**What is asked**
Work out the number of lines with the word "script" in the material below, then reply with that number only.

Data entries:
————

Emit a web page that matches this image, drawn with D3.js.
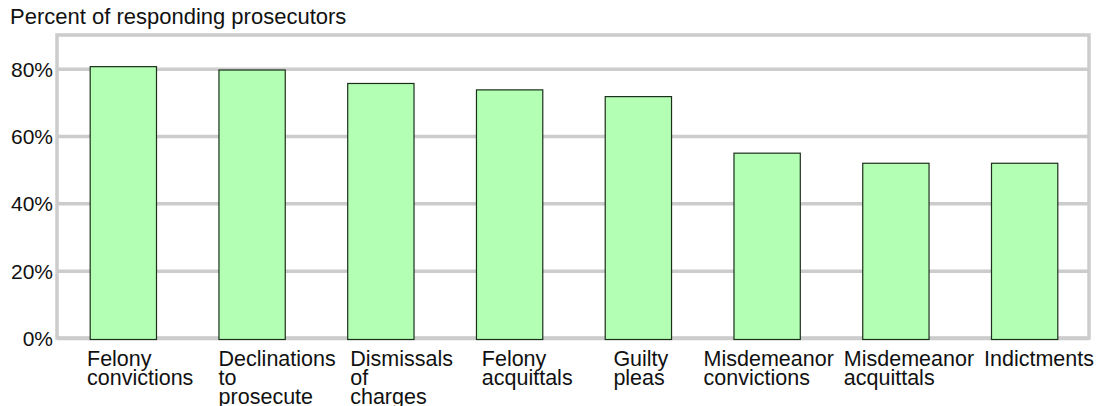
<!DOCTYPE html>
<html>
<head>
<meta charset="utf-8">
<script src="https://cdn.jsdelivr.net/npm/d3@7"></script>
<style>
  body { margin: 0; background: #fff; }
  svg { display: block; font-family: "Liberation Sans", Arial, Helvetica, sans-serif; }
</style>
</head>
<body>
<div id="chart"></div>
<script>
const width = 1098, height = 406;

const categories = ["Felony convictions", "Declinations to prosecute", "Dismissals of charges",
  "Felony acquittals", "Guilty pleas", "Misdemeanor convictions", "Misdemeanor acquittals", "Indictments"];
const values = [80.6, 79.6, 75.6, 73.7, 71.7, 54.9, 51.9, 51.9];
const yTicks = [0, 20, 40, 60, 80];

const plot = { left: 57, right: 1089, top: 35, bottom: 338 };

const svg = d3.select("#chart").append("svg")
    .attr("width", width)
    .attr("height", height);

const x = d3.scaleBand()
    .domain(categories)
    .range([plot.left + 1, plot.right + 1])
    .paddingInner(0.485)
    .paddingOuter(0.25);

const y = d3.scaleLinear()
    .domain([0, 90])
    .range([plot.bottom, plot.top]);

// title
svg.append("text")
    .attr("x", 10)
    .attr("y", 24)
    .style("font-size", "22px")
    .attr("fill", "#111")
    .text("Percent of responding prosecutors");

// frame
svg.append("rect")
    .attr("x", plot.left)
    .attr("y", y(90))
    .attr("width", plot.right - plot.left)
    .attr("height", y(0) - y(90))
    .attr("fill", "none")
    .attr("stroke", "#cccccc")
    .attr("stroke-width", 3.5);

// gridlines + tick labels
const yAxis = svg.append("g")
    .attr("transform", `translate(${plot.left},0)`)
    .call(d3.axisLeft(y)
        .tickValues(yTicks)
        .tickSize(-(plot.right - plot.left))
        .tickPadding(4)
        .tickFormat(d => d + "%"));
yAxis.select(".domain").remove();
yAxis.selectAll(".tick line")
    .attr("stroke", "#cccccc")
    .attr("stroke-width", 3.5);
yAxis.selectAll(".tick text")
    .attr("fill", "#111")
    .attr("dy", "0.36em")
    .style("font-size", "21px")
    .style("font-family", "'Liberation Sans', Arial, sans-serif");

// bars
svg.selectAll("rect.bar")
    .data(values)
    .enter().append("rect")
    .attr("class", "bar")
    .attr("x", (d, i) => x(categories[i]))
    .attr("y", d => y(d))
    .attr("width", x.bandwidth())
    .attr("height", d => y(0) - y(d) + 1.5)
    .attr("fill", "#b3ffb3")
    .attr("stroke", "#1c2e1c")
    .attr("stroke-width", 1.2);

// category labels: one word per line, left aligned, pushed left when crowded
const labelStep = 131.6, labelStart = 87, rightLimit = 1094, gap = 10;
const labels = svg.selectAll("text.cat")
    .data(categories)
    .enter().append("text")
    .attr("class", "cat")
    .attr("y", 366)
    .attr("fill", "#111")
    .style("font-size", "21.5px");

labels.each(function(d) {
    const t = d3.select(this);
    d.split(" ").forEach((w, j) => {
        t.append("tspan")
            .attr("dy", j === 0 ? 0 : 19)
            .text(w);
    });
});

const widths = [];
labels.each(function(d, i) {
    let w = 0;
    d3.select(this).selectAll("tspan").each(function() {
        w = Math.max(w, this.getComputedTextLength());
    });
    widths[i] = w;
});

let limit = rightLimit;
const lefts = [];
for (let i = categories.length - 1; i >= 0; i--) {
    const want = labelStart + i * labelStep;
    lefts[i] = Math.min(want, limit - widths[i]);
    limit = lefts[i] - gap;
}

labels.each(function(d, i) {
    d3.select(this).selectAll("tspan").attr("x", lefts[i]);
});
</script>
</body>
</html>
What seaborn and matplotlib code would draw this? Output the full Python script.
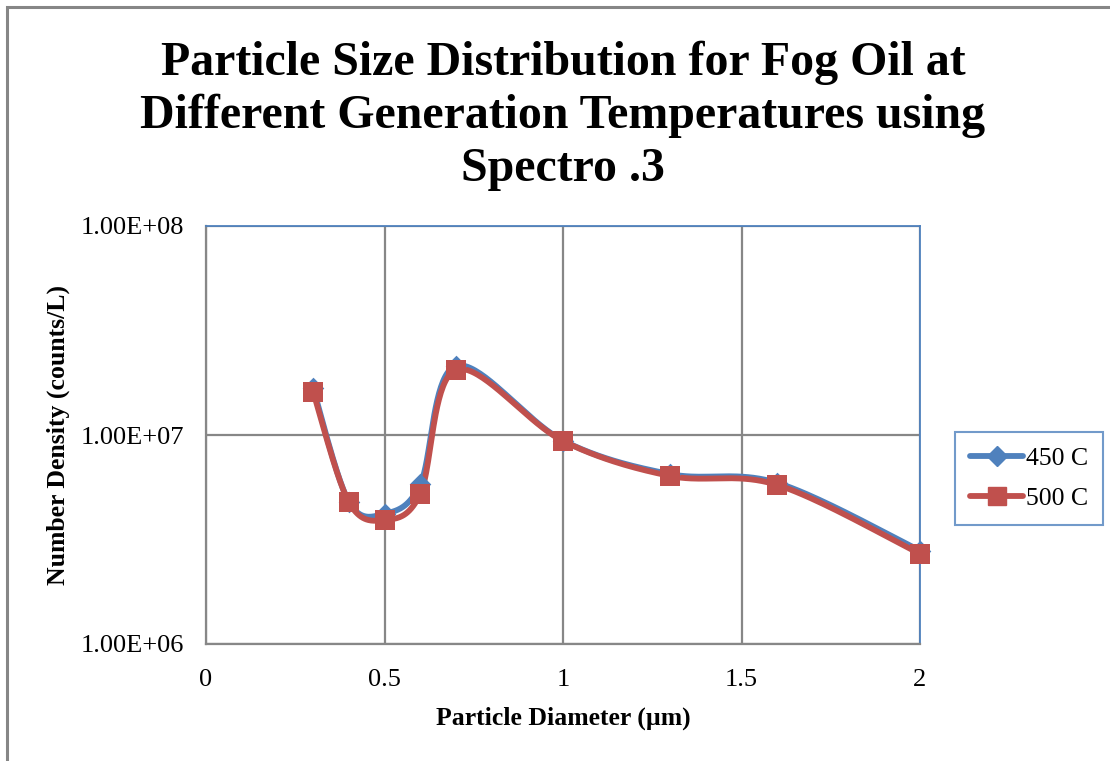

————

**Task result**
4